The problem » From the listing below, extract every line in which the word "diagram" appears.

Recorded information »
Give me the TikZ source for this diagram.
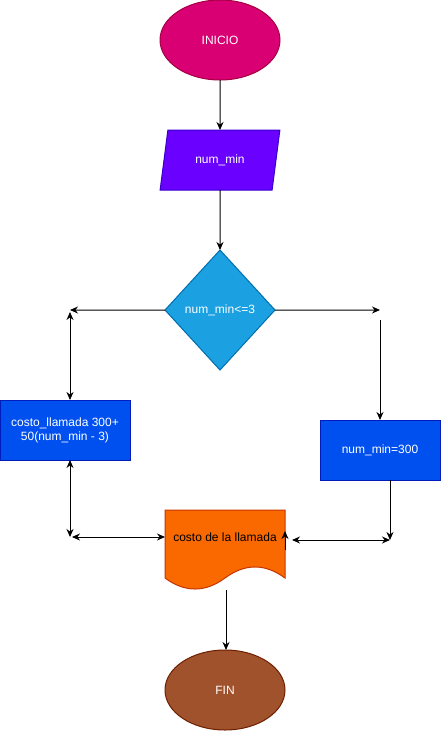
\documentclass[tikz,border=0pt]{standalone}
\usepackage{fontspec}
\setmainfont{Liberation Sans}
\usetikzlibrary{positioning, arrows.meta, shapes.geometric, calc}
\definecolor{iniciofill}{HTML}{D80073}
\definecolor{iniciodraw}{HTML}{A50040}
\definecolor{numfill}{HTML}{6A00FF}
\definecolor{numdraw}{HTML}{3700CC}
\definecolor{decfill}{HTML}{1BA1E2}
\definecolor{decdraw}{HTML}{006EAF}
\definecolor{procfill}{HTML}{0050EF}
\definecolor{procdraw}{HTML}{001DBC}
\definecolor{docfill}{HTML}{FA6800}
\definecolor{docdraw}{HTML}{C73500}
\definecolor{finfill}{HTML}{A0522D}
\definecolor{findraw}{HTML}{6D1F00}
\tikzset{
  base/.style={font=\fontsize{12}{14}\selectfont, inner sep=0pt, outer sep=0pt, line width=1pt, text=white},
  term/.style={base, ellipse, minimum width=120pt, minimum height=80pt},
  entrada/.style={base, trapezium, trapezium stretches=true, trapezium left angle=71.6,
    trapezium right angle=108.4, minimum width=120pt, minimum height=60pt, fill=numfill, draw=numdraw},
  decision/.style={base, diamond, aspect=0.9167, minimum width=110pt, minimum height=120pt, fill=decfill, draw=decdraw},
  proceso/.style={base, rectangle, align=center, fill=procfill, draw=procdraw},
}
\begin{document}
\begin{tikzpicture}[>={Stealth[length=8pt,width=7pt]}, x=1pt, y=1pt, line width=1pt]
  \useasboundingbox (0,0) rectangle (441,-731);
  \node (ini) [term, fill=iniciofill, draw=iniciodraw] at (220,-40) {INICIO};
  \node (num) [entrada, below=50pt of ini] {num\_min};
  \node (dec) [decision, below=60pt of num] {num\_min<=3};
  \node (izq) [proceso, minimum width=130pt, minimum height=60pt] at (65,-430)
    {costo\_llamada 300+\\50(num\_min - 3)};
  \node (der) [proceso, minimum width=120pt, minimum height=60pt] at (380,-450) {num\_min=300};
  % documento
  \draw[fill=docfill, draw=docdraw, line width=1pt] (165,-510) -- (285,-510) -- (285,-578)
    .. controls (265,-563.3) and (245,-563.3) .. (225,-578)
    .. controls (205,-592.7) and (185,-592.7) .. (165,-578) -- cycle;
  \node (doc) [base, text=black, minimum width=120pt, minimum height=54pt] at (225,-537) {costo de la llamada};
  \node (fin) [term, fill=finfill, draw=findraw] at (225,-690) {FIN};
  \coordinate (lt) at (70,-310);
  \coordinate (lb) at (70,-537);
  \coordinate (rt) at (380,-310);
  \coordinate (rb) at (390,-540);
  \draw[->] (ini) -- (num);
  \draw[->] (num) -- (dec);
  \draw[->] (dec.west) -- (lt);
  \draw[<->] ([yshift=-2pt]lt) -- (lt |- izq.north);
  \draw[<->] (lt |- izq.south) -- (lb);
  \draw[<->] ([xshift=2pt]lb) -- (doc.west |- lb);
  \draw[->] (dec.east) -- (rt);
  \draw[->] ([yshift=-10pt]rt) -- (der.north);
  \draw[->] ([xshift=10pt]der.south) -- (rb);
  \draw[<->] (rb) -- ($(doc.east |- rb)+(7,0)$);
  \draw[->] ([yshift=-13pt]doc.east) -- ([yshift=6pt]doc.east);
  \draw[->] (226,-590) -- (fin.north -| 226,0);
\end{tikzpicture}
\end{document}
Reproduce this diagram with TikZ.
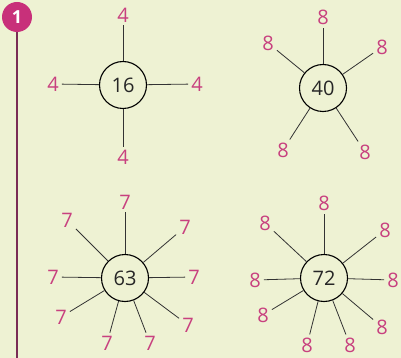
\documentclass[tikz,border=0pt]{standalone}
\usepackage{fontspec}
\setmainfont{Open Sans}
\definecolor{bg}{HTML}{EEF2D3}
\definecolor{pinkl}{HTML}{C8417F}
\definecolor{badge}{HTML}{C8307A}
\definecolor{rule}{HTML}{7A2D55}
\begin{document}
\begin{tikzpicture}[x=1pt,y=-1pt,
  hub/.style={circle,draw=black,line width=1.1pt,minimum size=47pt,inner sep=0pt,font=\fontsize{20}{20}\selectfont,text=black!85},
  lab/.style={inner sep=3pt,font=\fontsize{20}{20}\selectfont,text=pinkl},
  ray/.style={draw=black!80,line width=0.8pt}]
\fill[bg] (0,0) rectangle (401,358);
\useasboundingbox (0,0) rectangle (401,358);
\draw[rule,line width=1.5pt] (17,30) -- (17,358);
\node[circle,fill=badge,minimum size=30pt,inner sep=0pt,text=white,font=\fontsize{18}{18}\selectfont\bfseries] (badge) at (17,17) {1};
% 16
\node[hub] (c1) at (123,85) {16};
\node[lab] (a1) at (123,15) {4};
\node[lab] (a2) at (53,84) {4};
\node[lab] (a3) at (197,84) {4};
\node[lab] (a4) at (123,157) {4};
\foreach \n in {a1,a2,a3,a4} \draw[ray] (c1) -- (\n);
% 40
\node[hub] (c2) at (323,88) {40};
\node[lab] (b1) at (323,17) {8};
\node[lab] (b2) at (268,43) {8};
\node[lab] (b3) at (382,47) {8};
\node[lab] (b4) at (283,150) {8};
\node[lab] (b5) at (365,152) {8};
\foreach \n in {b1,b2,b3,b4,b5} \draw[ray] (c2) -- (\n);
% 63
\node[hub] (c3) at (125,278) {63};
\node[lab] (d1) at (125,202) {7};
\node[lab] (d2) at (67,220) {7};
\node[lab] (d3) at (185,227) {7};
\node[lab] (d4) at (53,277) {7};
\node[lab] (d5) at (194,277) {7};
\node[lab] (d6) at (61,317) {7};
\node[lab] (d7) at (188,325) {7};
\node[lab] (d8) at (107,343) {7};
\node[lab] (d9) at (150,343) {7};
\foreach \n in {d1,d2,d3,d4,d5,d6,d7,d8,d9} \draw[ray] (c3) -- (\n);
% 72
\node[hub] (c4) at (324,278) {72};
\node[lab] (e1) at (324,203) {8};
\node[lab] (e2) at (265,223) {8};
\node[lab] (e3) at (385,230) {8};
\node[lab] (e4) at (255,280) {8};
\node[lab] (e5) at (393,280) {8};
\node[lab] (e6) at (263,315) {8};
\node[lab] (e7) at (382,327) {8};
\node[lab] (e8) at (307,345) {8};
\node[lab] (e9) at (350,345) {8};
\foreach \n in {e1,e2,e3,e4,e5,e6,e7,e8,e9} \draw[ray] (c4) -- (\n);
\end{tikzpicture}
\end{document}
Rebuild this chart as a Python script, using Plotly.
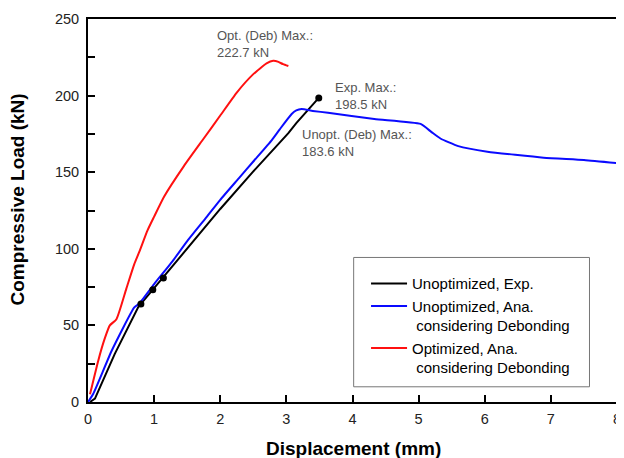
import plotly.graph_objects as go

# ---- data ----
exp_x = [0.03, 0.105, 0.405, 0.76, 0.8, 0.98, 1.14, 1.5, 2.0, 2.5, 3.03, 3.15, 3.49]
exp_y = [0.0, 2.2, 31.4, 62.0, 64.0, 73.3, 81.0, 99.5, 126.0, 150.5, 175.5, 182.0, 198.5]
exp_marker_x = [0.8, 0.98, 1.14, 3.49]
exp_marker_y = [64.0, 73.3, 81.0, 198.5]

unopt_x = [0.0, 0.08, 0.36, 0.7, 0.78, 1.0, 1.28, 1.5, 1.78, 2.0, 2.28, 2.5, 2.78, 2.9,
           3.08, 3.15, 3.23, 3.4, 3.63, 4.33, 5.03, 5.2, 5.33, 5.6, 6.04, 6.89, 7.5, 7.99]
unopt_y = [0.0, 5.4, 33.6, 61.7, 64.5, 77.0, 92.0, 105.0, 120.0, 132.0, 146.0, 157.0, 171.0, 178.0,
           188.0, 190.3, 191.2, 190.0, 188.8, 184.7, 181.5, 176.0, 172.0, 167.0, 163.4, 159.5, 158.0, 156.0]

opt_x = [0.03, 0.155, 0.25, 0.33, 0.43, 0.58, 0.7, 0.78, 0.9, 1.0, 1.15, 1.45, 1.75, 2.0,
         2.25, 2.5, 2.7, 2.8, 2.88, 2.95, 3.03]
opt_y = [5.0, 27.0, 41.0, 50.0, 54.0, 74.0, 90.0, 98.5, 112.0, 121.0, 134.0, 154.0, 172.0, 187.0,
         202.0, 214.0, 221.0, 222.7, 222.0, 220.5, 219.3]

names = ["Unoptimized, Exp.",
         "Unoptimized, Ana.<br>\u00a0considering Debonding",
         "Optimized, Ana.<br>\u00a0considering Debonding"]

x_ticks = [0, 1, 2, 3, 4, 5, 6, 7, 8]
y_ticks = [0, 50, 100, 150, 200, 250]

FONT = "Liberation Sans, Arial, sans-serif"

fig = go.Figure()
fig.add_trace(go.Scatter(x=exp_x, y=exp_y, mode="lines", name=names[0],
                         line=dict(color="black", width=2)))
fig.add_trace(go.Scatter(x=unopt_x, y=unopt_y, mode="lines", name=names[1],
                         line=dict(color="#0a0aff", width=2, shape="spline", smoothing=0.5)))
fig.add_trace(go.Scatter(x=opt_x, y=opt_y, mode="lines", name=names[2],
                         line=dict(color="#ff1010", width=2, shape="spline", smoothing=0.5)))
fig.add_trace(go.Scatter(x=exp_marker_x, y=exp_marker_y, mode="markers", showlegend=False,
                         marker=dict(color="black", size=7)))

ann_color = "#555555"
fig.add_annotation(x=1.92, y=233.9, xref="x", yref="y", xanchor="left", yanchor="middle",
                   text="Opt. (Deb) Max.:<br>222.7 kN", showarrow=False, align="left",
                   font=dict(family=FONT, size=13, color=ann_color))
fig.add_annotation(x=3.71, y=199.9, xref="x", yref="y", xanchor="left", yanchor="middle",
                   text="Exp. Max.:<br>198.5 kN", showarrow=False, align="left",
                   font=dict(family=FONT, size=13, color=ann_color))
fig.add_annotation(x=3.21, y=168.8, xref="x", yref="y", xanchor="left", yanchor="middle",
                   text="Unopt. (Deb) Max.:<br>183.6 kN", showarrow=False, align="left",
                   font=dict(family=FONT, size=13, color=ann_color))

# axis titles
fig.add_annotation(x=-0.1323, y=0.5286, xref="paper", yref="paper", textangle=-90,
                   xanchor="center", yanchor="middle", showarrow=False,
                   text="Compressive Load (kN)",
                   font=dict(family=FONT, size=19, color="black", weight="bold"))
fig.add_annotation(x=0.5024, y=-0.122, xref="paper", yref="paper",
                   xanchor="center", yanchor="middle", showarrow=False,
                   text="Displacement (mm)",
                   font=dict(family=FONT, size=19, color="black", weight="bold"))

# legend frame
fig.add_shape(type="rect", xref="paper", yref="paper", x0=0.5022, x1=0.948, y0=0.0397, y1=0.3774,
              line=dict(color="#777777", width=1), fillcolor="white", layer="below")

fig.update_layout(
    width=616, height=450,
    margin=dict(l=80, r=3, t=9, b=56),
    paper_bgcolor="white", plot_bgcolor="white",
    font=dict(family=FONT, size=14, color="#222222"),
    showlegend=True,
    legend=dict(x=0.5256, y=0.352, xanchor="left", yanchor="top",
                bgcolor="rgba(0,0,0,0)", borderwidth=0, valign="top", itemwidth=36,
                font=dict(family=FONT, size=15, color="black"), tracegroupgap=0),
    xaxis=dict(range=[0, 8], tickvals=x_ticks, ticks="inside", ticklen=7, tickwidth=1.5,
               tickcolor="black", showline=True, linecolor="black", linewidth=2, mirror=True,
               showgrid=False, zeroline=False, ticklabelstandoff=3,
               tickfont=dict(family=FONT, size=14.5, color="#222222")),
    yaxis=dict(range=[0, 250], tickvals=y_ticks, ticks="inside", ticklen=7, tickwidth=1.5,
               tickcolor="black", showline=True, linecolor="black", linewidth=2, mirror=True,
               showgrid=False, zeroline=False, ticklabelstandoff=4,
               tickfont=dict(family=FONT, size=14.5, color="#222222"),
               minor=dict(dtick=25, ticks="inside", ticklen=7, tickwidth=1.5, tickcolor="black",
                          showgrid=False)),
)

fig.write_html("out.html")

Completed exercise »
Give me the TikZ source for this diagram.
Reproduce this diagram with TikZ.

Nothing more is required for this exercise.